In one of a convoy of cars traveling through the Turkish night, policemen, a prosecutor and a doctor accompany two hung-over murder
In one of a convoy of cars traveling through the Turkish night,
policemen, a prosecutor and a doctor accompany two hung-over murder suspects as
they try to remember where their victim is buried. There are several false leads and a stop in a remote village before the
corpse is found in the first light of morning.
That’s not to give anything away. The victim’s fate and the events leading up
to it are revisited, so when a half-buried dead man attracting a dog’s
attention turns up in a hillside field, it seems like the most natural thing.
But the dog-bothered corpse isn’t the first thing that gets exhumed – as the
night stretches on, the protagonists’ neuroses and tics are also uncovered for
dissection.
Directed by Nuri Bilge Ceylan, Once
Upon A Time In Anatolia is a meditation on men and power in the manner of Tinker Tailor Soldier Spy and like that
film, unfolds languorously, making demands of the observer. Long, half-lit
scenes seem to reveal little; but like the chaps at The Circus, every mannerism
counts, each man’s actions are considered with reference to the others, whether
it’s Muhammet Uzuner’s decent
doctor, Yilmaz Erdogan’s neurotic
police chief and Taner Birsal’s
detached prosecutor, whose fantastic resemblance to Clark Gable doesn’t go
unspoken. Between them, shared secrets, unease and dark places they’re trying
to avoid. But the night makes everything dark.

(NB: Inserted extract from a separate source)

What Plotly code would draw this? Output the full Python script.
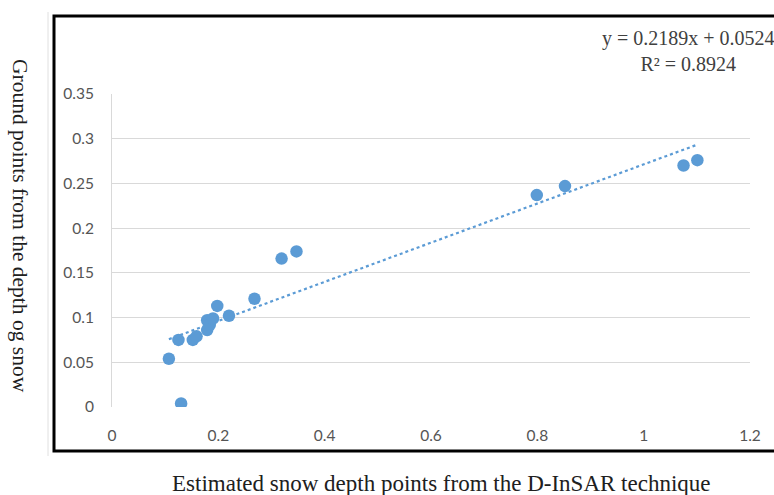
import numpy as np
import plotly.graph_objects as go

# Data
x_est = [0.107, 0.125, 0.130, 0.152, 0.159, 0.179, 0.179, 0.184, 0.190, 0.198,
         0.220, 0.268, 0.319, 0.347, 0.799, 0.852, 1.075, 1.101]
y_ground = [0.054, 0.075, 0.004, 0.075, 0.079, 0.086, 0.097, 0.092, 0.099, 0.113,
            0.102, 0.121, 0.166, 0.174, 0.237, 0.247, 0.270, 0.276]
slope = 0.2189
intercept = 0.0524
r2 = 0.8924
x_ticks = [0, 0.2, 0.4, 0.6, 0.8, 1, 1.2]
x_ticklabels = ["0", "0.2", "0.4", "0.6", "0.8", "1", "1.2"]
y_ticks = [0, 0.05, 0.1, 0.15, 0.2, 0.25, 0.3, 0.35]
y_ticklabels = ["0", "0.05", "0.1", "0.15", "0.2", "0.25", "0.3", "0.35"]

blue = "#5B9BD5"
W, H = 774, 495
L, R, T, B = 112, 24, 94, 88
pw, ph = W - L - R, H - T - B

def px_x(p):
    return (p - L) / pw

def px_y(p):
    return (H - B - p) / ph

trend_x = [min(x_est), max(x_est)]
trend_y = [slope * v + intercept for v in trend_x]

fig = go.Figure()
fig.add_trace(go.Scatter(x=trend_x, y=trend_y, mode="lines",
                         line=dict(color=blue, width=2.2, dash="dot"),
                         hoverinfo="skip", showlegend=False))
fig.add_trace(go.Scatter(x=x_est, y=y_ground, mode="markers",
                         marker=dict(color=blue, size=12.5),
                         showlegend=False))

tickfont = dict(family="Lato, Liberation Sans, sans-serif", size=15.5, color="#555555")
fig.update_xaxes(range=[0, 1.2], tickvals=x_ticks, ticktext=x_ticklabels,
                 showgrid=False, zeroline=False, showline=False,
                 ticks="outside", ticklen=14, tickcolor="rgba(0,0,0,0)",
                 tickfont=tickfont)
fig.update_yaxes(range=[0, 0.35], tickvals=y_ticks, ticktext=y_ticklabels,
                 showgrid=True, gridcolor="#D9D9D9", gridwidth=1,
                 zeroline=False, showline=True, linecolor="#D9D9D9", linewidth=1,
                 ticks="outside", ticklen=14, tickcolor="rgba(0,0,0,0)",
                 tickfont=tickfont)

serif = "Liberation Serif, Times New Roman, serif"
fig.add_annotation(text=f"y = {slope}x + {intercept}<br>R² = {r2}",
                   xref="paper", yref="paper", x=px_x(688), y=px_y(51),
                   xanchor="center", yanchor="middle", showarrow=False,
                   align="center", font=dict(family=serif, size=20, color="#404040"))
fig.add_annotation(text="Estimated snow depth points from the D-InSAR technique",
                   xref="paper", yref="paper", x=px_x(441), y=px_y(483),
                   xanchor="center", yanchor="middle", showarrow=False,
                   font=dict(family=serif, size=23, color="#202020"))
fig.add_annotation(text="Ground points from the depth og snow",
                   xref="paper", yref="paper", x=px_x(20), y=px_y(226),
                   xanchor="center", yanchor="middle", showarrow=False,
                   textangle=90,
                   font=dict(family=serif, size=21.5, color="#202020"))

# frame around the chart
fig.add_shape(type="line", xref="paper", yref="paper",
              x0=px_x(48), x1=px_x(48), y0=px_y(12), y1=px_y(456),
              line=dict(color="#E0E0E0", width=1))
fig.add_shape(type="rect", xref="paper", yref="paper",
              x0=px_x(54), x1=px_x(790), y0=px_y(451), y1=px_y(16),
              line=dict(color="black", width=3), fillcolor="rgba(0,0,0,0)")

fig.update_layout(width=W, height=H, margin=dict(l=L, r=R, t=T, b=B),
                  paper_bgcolor="white", plot_bgcolor="white")
fig.write_html("out.html", config={"displayModeBar": False},
               post_script="document.body.style.margin='0';document.body.style.padding='0';")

Looming out of the shadows behind them, a rich, seldom seen land, photographed
(by Gokhan Tiryaki) with a dreamy,
five-in-the-morning eye. The half-light of a Turkish night, illuminated
sporadically by car headlights, the moon and the occasional lightning flash;
it’s sometimes sepia, others monochrome.
And it shows a vast, poor land. In the village, bread is broken by
paraffin-light; doors bang in the wind and reality wavers in and out of focus
amid the fatigue of the overnight searching. Talk turns uncertainly to the
future.
Anatolia is closer to Syria than to Switzerland and while Turkey may look
toward Europe it looks like the Middle East. Here, hints of the upheaval ahead:
a region pulled two ways, wavering, the choices and the consequences not yet
reconciled.
Once Upon A Time In Anatolia is philosophical about this, rather than
phlegmatic. It’s proud also of this way of life, without being fervent. It’s
civilised, intelligent fare that rewards the patient viewer.